James Ogilvy, 2nd Earl of Airlie

James, second Earl of Airlie, was born about 1611, and, in 1630, was still being educated with his brothers under a tutor at St. Andrews. Like his father and all his family, he early embarked in the wars on the side of the King, and held Airlie Castle against the Earls of Montrose and Kingliorn 1640, but was forced to surrender. He was declared a rebel and exempted from pardon. In February 1643 he went to Court with Montrose, and in July was therefore charged with high treason. He acted as Montrose's aide-de-camp, was taken prisoner and imprisoned in the Tolbooth, but was liberated after the battle of Kilsyth. He was again taken prisoner after Philiphaugh, 18 September 1645, and condemned to death, but escaped from the Castle of St. Andrews the night before his execution, having changed clothes with his sister Lady Margaret Urquhart ('Lady Meldrum'), 20 January 1646, and was not betrayed, although a reward of 1000 sterling was offered for him dead or alive. He was pardoned by Act of Parliament, 7 June and 9 July 1649, and gave satisfaction to the Kirk. He joined King Charles II. at Scone in 1650, and was afterwards captured at Alyth by Cromwell's troops and imprisoned in the Tower of London (with a short interval) until January 1657. After the Restoration he received a pension from King Charles II., which was very irregularly paid, commanded a troop of horse, and was sworn a Privy Councillor. He declared for the Prince of Orange, but was fined 1200 Scots for not attending the Parliament, and in 1693 he was on account of age excused from attending Parliament. He died after 1698 and before 1704, being described as 'a little light man . . . always very loyall, and a great follower of his cousin the great Marquess of Montrose.' A matrimonial project he had with Lady Magdalene Carnegie, afterwards wife of the Marquess of Montrose, not being carried out, he married (contract dated 20-25 March 1629) Helen Ogilvy, eldest daughter of George, first Lord Banff.
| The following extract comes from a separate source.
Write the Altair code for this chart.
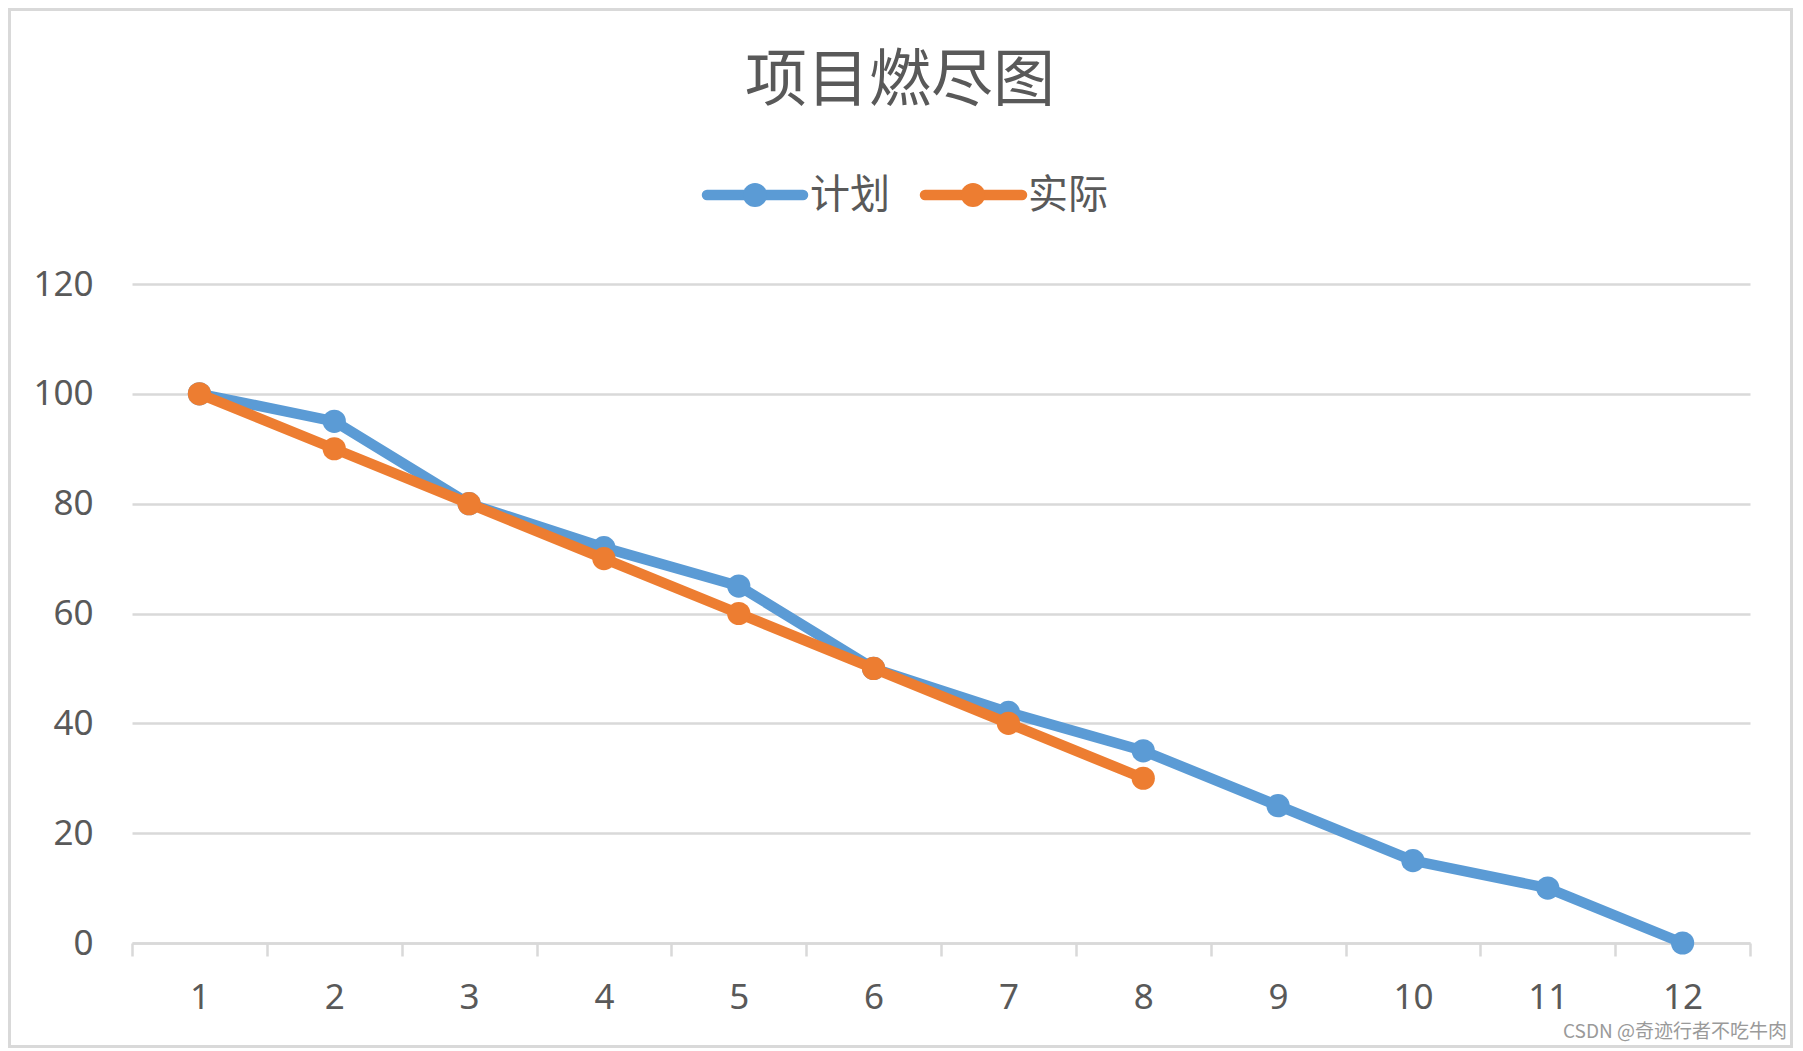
import altair as alt
import pandas as pd

# ---- data ----
periods = [1, 2, 3, 4, 5, 6, 7, 8, 9, 10, 11, 12]
plan = [100, 95, 80, 72, 65, 50, 42, 35, 25, 15, 10, 0]
actual = [100, 90, 80, 70, 60, 50, 40, 30]
series_names = ["计划", "实际"]
series_colors = ["#5B9BD5", "#ED7D31"]
y_ticks = [0, 20, 40, 60, 80, 100, 120]
title_text = "项目燃尽图"
watermark_text = "CSDN @奇迹行者不吃牛肉"

plan_df = pd.DataFrame({"period": periods, "value": plan, "series": series_names[0]})
actual_df = pd.DataFrame({"period": periods[:len(actual)], "value": actual, "series": series_names[1]})

W, H = 1618, 659
PAD_L, PAD_T = 124, 276
TOTAL_W, TOTAL_H = 1785, 1040
GRID = "#d9d9d9"
TXT = "#595959"
CJK = "Noto Sans CJK SC"
LAT = "Noto Sans"

x_enc = alt.X(
    "period:O",
    sort=periods,
    scale=alt.Scale(type="band", paddingInner=0, paddingOuter=0),
    axis=alt.Axis(
        title=None, labelAngle=0, labelFont=LAT, labelFontSize=35, labelColor=TXT,
        labelPadding=41, labelBaseline="middle",
        domainColor=GRID, domainWidth=2.5, tickColor=GRID, tickWidth=2.5, tickSize=13,
        tickBand="extent", grid=False,
    ),
)
y_enc = alt.Y(
    "value:Q",
    scale=alt.Scale(domain=[0, 120], nice=False),
    axis=alt.Axis(
        title=None, values=y_ticks, domain=False, ticks=False,
        labelFont=LAT, labelFontSize=35, labelColor=TXT, labelPadding=39,
        gridColor=GRID, gridWidth=2.5,
    ),
)
color_enc = alt.Color("series:N", scale=alt.Scale(domain=series_names, range=series_colors), legend=None)


def series_layers(df):
    base = alt.Chart(df).encode(x=x_enc, y=y_enc, color=color_enc)
    line = base.mark_line(strokeWidth=10.5, strokeCap="round", strokeJoin="round")
    pts = base.mark_point(filled=True, shape="circle", size=540, opacity=1)
    return [line, pts]


one = alt.Data(values=[{}])

border = alt.Chart(one).mark_rect(fill=None, stroke=GRID, strokeWidth=3).encode(
    x=alt.value(-PAD_L + 1.5), x2=alt.value(TOTAL_W - PAD_L - 1.5),
    y=alt.value(-PAD_T + 1.5), y2=alt.value(TOTAL_H - PAD_T - 1.5),
)

title = alt.Chart(one).mark_text(
    font=CJK, fontSize=62, color=TXT, align="center", baseline="middle"
).encode(x=alt.value(768), y=alt.value(-202), text=alt.value(title_text))

legend_layers = []
leg_pos = [(575, 671, 623, 678), (793, 890, 841, 896)]
for name, col, (x1, x2, xc, xt) in zip(series_names, series_colors, leg_pos):
    legend_layers.append(
        alt.Chart(one).mark_rule(color=col, strokeWidth=10.5, strokeCap="round").encode(
            x=alt.value(x1), x2=alt.value(x2), y=alt.value(-89)
        )
    )
    legend_layers.append(
        alt.Chart(one).mark_point(filled=True, shape="circle", size=580, opacity=1, color=col).encode(
            x=alt.value(xc), y=alt.value(-89)
        )
    )
    legend_layers.append(
        alt.Chart(one).mark_text(font=CJK, fontSize=40, color=TXT, align="left", baseline="middle").encode(
            x=alt.value(xt), y=alt.value(-88), text=alt.value(name)
        )
    )

watermark = alt.Chart(one).mark_text(
    font=CJK, fontSize=19, color="#9a9a9a", align="right", baseline="middle"
).encode(x=alt.value(1655), y=alt.value(748), text=alt.value(watermark_text))

chart = alt.layer(
    border,
    *series_layers(plan_df),
    *series_layers(actual_df),
    title,
    *legend_layers,
    watermark,
).properties(
    width=W, height=H,
    autosize=alt.AutoSizeParams(type="none"),
    padding={"left": PAD_L, "top": PAD_T, "right": TOTAL_W - PAD_L - W, "bottom": TOTAL_H - PAD_T - H},
).configure(background="white").configure_view(strokeWidth=0, stroke="transparent")

chart.save("out.html", embed_options={"renderer": "svg", "actions": False})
She was the Lady Ogilvy of the burning of Airlie, and was, after the destruction of her husband's castles by Argyll, forced (though with child) to flee with her children to Dundee. She died after February 1664. He married, secondly (contract dated 31 October 1668), Marie, Marchioness-dowager of Huntly, daughter of Sir John Grant of Freuchie and widow of Lewis, third Marquess of Huntly. As a Catholic she was excommunicated, and her marriage was arranged with great difficulty. She survived her husband.

He left issue by his first marriage:-
  • 1. James, baptized at Banff, 6 August 1633, died young.
  • 2. David, succeeded his father.
  • 3. Anne, married, with a tocher of 6000 merks (contract dated 10-13 February 1660), to Sir John Wood of Bonnytoun.
  • 4. Margaret, married, first, to Alexander, second Lord Halkerton, and, secondly, to Patrick Lyall.
  • 5. Marion, married, first (contract dated 11 October 1666), to James, Lord Coupar (see that title) ; secondly, 31 July 1669, to John, third Lord Lindores.
  • 6. Helen, married (contract dated 3 March 1686) to Sir John Gordon of Park.
  • 7. Elisabeth, baptized at Alyth, March 1650.